━━━ DATA SEGMENT ━━━

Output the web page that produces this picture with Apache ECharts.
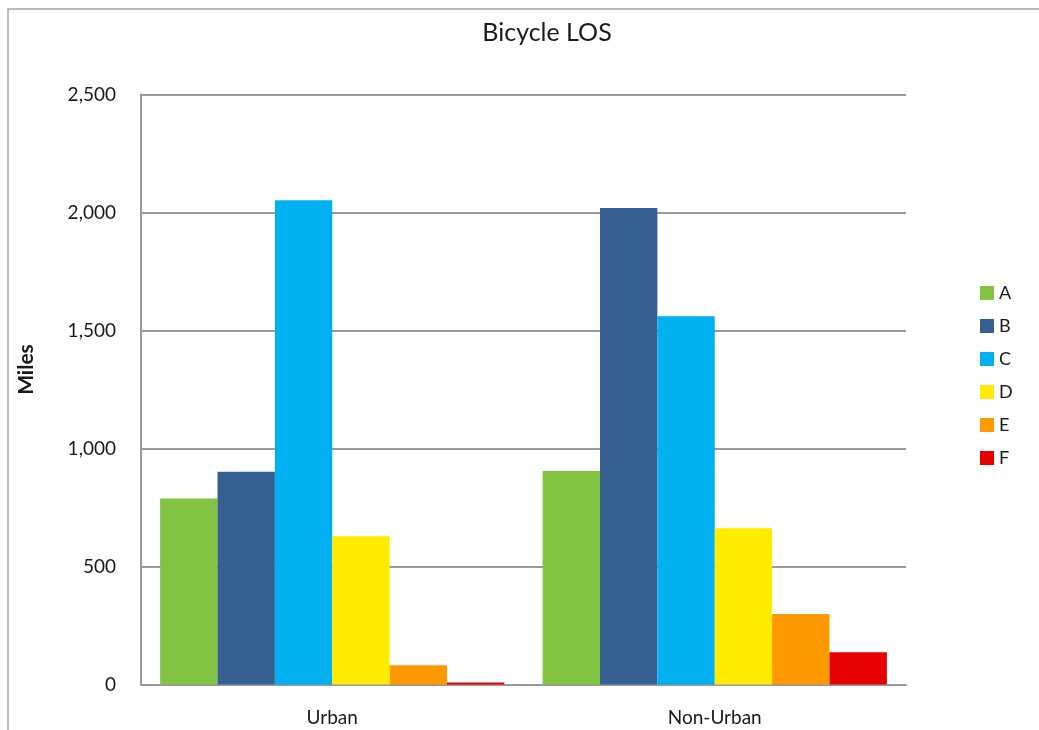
<!DOCTYPE html>
<html>
<head>
<meta charset="utf-8">
<style>
  html, body { margin: 0; padding: 0; background: #fff; }
  #chart { width: 1039px; height: 730px; }
</style>
<script src="https://cdn.jsdelivr.net/npm/echarts@6/dist/echarts.min.js"></script>
</head>
<body>
<div id="chart"></div>
<script>
// Miles of roadway by bicycle level of service
const categories = ['Urban', 'Non-Urban'];
const losA = [788, 905];
const losB = [901, 2019];
const losC = [2052, 1560];
const losD = [628, 662];
const losE = [82, 299];
const losF = [8, 137];
const seriesNames = ['A', 'B', 'C', 'D', 'E', 'F'];
const seriesValues = [losA, losB, losC, losD, losE, losF];
const seriesColors = ['#82c341', '#366092', '#00b0f0', '#ffeb00', '#ff9900', '#e60000'];
const yTicks = [0, 500, 1000, 1500, 2000, 2500];

const FONT = 'Lato, "Open Sans", sans-serif';
const chart = echarts.init(document.getElementById('chart'), null, { renderer: 'canvas' });

chart.setOption({
  backgroundColor: '#fff',
  animation: false,
  textStyle: { fontFamily: FONT },
  graphic: [{
    type: 'polyline',
    shape: { points: [[8, 735], [8, 9], [1045, 9]] },
    style: { stroke: '#a6a6a6', lineWidth: 1.5, fill: null },
    silent: true
  }],
  title: {
    text: 'Bicycle LOS',
    left: 542,
    textAlign: 'center',
    top: 15,
    textStyle: { fontFamily: FONT, fontSize: 25, fontWeight: 'normal', color: '#1a1a1a' }
  },
  legend: {
    orient: 'vertical',
    left: 975,
    top: 279,
    itemWidth: 14,
    itemHeight: 14,
    itemGap: 15,
    icon: 'rect',
    data: seriesNames,
    textStyle: { fontFamily: FONT, fontSize: 18, lineHeight: 16, color: '#1a1a1a' }
  },
  grid: { left: 141, right: 133, top: 94.5, bottom: 45.5, containLabel: false },
  xAxis: {
    type: 'category',
    data: categories,
    axisLine: { lineStyle: { color: '#999', width: 2 } },
    axisTick: { show: false },
    axisLabel: { margin: 24, fontFamily: FONT, fontSize: 19, color: '#1a1a1a' }
  },
  yAxis: {
    type: 'value',
    min: yTicks[0],
    max: yTicks[yTicks.length - 1],
    interval: 500,
    name: 'Miles',
    nameLocation: 'middle',
    nameGap: 104,
    nameRotate: 90,
    nameTextStyle: {
      fontFamily: FONT, fontSize: 21, fontWeight: 'bold', color: '#1a1a1a',
      padding: [0, 0, 0, 40]
    },
    axisLine: { show: true, lineStyle: { color: '#999', width: 2 } },
    axisTick: { show: false },
    splitLine: { lineStyle: { color: '#9a9a9a', width: 2 } },
    axisLabel: {
      margin: 25,
      fontFamily: FONT,
      fontSize: 19,
      color: '#1a1a1a',
      formatter: v => v.toLocaleString('en-US')
    }
  },
  series: seriesNames.map((name, i) => ({
    name,
    type: 'bar',
    data: seriesValues[i],
    barGap: '0%',
    barCategoryGap: '10%',
    itemStyle: { color: seriesColors[i] }
  }))
});
</script>
</body>
</html>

━━━

Make an exact copy of all the material, but keep the pictures out of it.

* FULL SOLUTION
Output the web page that produces this picture with Apache ECharts.
<!DOCTYPE html>
<html>
<head>
<meta charset="utf-8">
<style>
  html, body { margin: 0; padding: 0; background: #fff; }
  #chart { width: 1039px; height: 730px; }
</style>
<script src="https://cdn.jsdelivr.net/npm/echarts@6/dist/echarts.min.js"></script>
</head>
<body>
<div id="chart"></div>
<script>
// Miles of roadway by bicycle level of service
const categories = ['Urban', 'Non-Urban'];
const losA = [788, 905];
const losB = [901, 2019];
const losC = [2052, 1560];
const losD = [628, 662];
const losE = [82, 299];
const losF = [8, 137];
const seriesNames = ['A', 'B', 'C', 'D', 'E', 'F'];
const seriesValues = [losA, losB, losC, losD, losE, losF];
const seriesColors = ['#82c341', '#366092', '#00b0f0', '#ffeb00', '#ff9900', '#e60000'];
const yTicks = [0, 500, 1000, 1500, 2000, 2500];

const FONT = 'Lato, "Open Sans", sans-serif';
const chart = echarts.init(document.getElementById('chart'), null, { renderer: 'canvas' });

chart.setOption({
  backgroundColor: '#fff',
  animation: false,
  textStyle: { fontFamily: FONT },
  graphic: [{
    type: 'polyline',
    shape: { points: [[8, 735], [8, 9], [1045, 9]] },
    style: { stroke: '#a6a6a6', lineWidth: 1.5, fill: null },
    silent: true
  }],
  title: {
    text: 'Bicycle LOS',
    left: 542,
    textAlign: 'center',
    top: 15,
    textStyle: { fontFamily: FONT, fontSize: 25, fontWeight: 'normal', color: '#1a1a1a' }
  },
  legend: {
    orient: 'vertical',
    left: 975,
    top: 279,
    itemWidth: 14,
    itemHeight: 14,
    itemGap: 15,
    icon: 'rect',
    data: seriesNames,
    textStyle: { fontFamily: FONT, fontSize: 18, lineHeight: 16, color: '#1a1a1a' }
  },
  grid: { left: 141, right: 133, top: 94.5, bottom: 45.5, containLabel: false },
  xAxis: {
    type: 'category',
    data: categories,
    axisLine: { lineStyle: { color: '#999', width: 2 } },
    axisTick: { show: false },
    axisLabel: { margin: 24, fontFamily: FONT, fontSize: 19, color: '#1a1a1a' }
  },
  yAxis: {
    type: 'value',
    min: yTicks[0],
    max: yTicks[yTicks.length - 1],
    interval: 500,
    name: 'Miles',
    nameLocation: 'middle',
    nameGap: 104,
    nameRotate: 90,
    nameTextStyle: {
      fontFamily: FONT, fontSize: 21, fontWeight: 'bold', color: '#1a1a1a',
      padding: [0, 0, 0, 40]
    },
    axisLine: { show: true, lineStyle: { color: '#999', width: 2 } },
    axisTick: { show: false },
    splitLine: { lineStyle: { color: '#9a9a9a', width: 2 } },
    axisLabel: {
      margin: 25,
      fontFamily: FONT,
      fontSize: 19,
      color: '#1a1a1a',
      formatter: v => v.toLocaleString('en-US')
    }
  },
  series: seriesNames.map((name, i) => ({
    name,
    type: 'bar',
    data: seriesValues[i],
    barGap: '0%',
    barCategoryGap: '10%',
    itemStyle: { color: seriesColors[i] }
  }))
});
</script>
</body>
</html>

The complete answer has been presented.